Tuesday, June 1, 2010

Guest Post - Long-Term Planning: Think Ahead, Enjoy Later.

by Lisette Bralow

The whole process of making, buying, keeping, and sampling wine is kind of a long-term exercise. Back in the old days, wealthy people “laid in” a case of this or a case of that at their mansions in the country, so they would always be able to find something at the last minute to have with supper. Thus came about the habit of having a wine cellar in one’s home, so the butler had a place to hang out.
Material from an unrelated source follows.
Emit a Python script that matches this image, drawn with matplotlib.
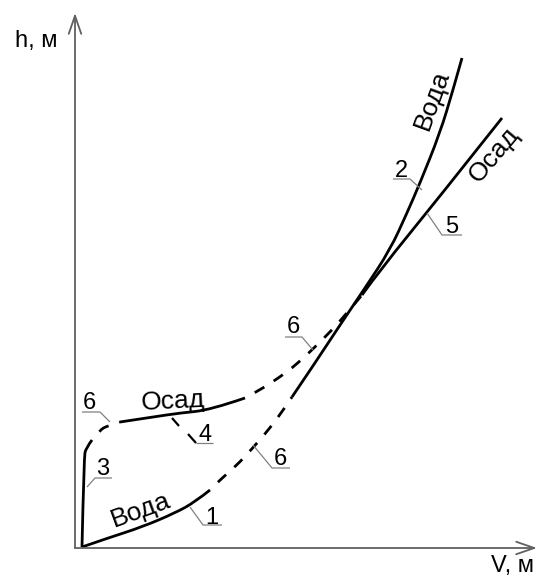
import matplotlib
matplotlib.use("Agg")
import matplotlib.pyplot as plt
from matplotlib.path import Path
from matplotlib.patches import PathPatch

plt.rcParams['font.family'] = ['Liberation Sans', 'DejaVu Sans']

# Water curve ("Вода"): solid start, dashed transition, solid upper branch
water_low_v = [7, 33, 67, 100, 120, 135]
water_low_h = [1, 10, 21, 35, 46, 58]
water_gap_v = [135, 147, 162, 175, 190, 205, 217]
water_gap_h = [58, 70, 83, 97, 114, 133, 151]
water_high_v = [217, 240, 265, 290, 315, 332, 345, 365, 378, 387]
water_high_h = [151, 185, 223, 260, 298, 335, 365, 415, 458, 490]

# Sediment curve ("Осад"): steep start, dashed, flat middle, dashed, straight upper branch
sed_start_v = [7, 9, 11, 17]
sed_start_h = [1, 91, 100, 108]
sed_gap1_v = [17, 25, 32, 45]
sed_gap1_h = [108, 118, 122, 126]
sed_mid_v = [45, 78, 105, 135, 170]
sed_mid_h = [126, 131, 135, 138, 150]
sed_gap2_v = [170, 185, 205, 222, 240, 257, 272, 287]
sed_gap2_h = [150, 158, 171, 184, 201, 218, 235, 253]
sed_high_v = [287, 305, 362, 427]
sed_high_h = [253, 278, 348, 430]

fig = plt.figure(figsize=(5.4, 5.78), dpi=100)
ax = fig.add_axes([0, 0, 1, 1])
ax.set_xlim(-75, 465)
ax.set_ylim(-30, 548)
ax.set_axis_off()

axis_color = '#606060'
lead_color = '#808080'
lw = 2.0


def smooth(vs, hs):
    """Quadratic B-spline path through the end points, using inner points as controls."""
    pts = list(zip(vs, hs))
    verts = [pts[0]]
    codes = [Path.MOVETO]
    if len(pts) == 2:
        verts.append(pts[1])
        codes.append(Path.LINETO)
        return Path(verts, codes)
    for i in range(1, len(pts) - 1):
        ctrl = pts[i]
        if i < len(pts) - 2:
            end = ((pts[i][0] + pts[i + 1][0]) / 2, (pts[i][1] + pts[i + 1][1]) / 2)
        else:
            end = pts[-1]
        verts += [ctrl, end]
        codes += [Path.CURVE3, Path.CURVE3]
    return Path(verts, codes)


def curve(vs, hs, dashed=False):
    style = (4, (4, 4)) if dashed else 'solid'
    patch = PathPatch(smooth(vs, hs), facecolor='none', edgecolor='black', lw=lw,
                      linestyle=style, capstyle='butt', joinstyle='round')
    ax.add_patch(patch)


# coordinate axes with open arrow heads
arrow = dict(arrowstyle='->,head_length=1.3,head_width=0.45', color=axis_color,
             lw=1.3, mutation_scale=10, shrinkA=0, shrinkB=0)
ax.annotate('', xy=(0, 535), xytext=(0, 0), arrowprops=arrow)
ax.annotate('', xy=(462, 0), xytext=(0, 0), arrowprops=arrow)
ax.text(-60, 501, 'h, м', fontsize=17, ha='left', va='baseline')
ax.text(416, -24, 'V, м', fontsize=17, ha='left', va='baseline')

curve(water_low_v, water_low_h)
curve(water_gap_v, water_gap_h, dashed=True)
curve(water_high_v, water_high_h)

curve(sed_start_v, sed_start_h)
curve(sed_gap1_v, sed_gap1_h, dashed=True)
curve(sed_mid_v, sed_mid_h)
curve(sed_gap2_v, sed_gap2_h, dashed=True)
curve(sed_high_v, sed_high_h)

# curve names
ax.text(66, 38, 'Вода', fontsize=19, rotation=20, ha='center', va='center')
ax.text(98, 147, 'Осад', fontsize=19, rotation=3, ha='center', va='center')
ax.text(357, 448, 'Вода', fontsize=19, rotation=70, ha='center', va='center')
ax.text(419, 393, 'Осад', fontsize=19, rotation=50, ha='center', va='center')


# numbered leaders
def leader(xs, ys, label, tx, ty):
    ax.plot(xs, ys, color=lead_color, lw=0.9, solid_capstyle='butt')
    ax.text(tx, ty, label, fontsize=17, ha='center', va='baseline')


leader([7, 25, 35], [136, 136, 126], '6', 14, 139)
leader([12, 20, 37], [61, 70, 70], '3', 28, 73)
leader([115, 128, 147], [41, 23, 23], '1', 137, 24)
leader([178, 197, 215], [103, 80, 80], '6', 205, 83)
leader([210, 227, 238], [211, 211, 198], '6', 218, 215)
leader([318, 335, 347], [369, 369, 358], '2', 326, 371)
leader([352, 367, 387], [335, 313, 313], '5', 377, 315)
# leader "4" with two short heavy strokes
ax.plot([97, 104], [130, 122], color='black', lw=1.6, solid_capstyle='butt')
ax.plot([113, 121], [114, 105], color='black', lw=1.6, solid_capstyle='butt')
leader([121, 138], [105, 105], '4', 130, 107)

fig.savefig('out.png', dpi=100)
In more modern times, most of us do not possess these “grand” houses and our basements are filled with old bicycles, old clothes, old projects we will get to someday. If we even have basements—new houses are built on slabs, so people use the garage for storage while parking on the street. And if you live in an apartment, you know all about space limitations. A wine cellar is still a luxury for the wealthy.

Still, if you do have a corner to pile up a case or two, you can start a wonderful family tradition. After our children were born, we went to a top wine store and we bought a case of very good Bordeaux for our anniversary year, and one for each of the children’s birth years. As it happened, our anniversary year—1978—was not a great wine year. And Rob’s birthday year—1983—was okay. But our younger son, Michael, was born in 1989, which was a banner year in France.

We bought good wines that we thought would hold up for 30 years: ’78 Chateau Talbot, ’83 Chateau Grand-Puy-Lacoste, and ’89 Chateau Talbot. We stored them carefully in a cool basement. And over the years we have pulled out a bottle here and there for special occasions, special birthdays, graduations, and other major family life events.

What we found is that even in the not-so-hot years, a very good winemaking tradition produces very good wine. All three have held up well, as we opened delightful, full-bodied, delicious wines. I have no doubts that the ’83 and the ’89 will prove to be excellent at upcoming 30th birthday parties and even beyond, if any bottles are left.

Our family has had many wonderful years tasting our “anniversary” wines. If you are starting a family, think about creating a legacy for your young children that you can teach them to appreciate as they mature. As with all other things, if you make some wise investments early on, you’ll enjoy a terrific and fun payoff.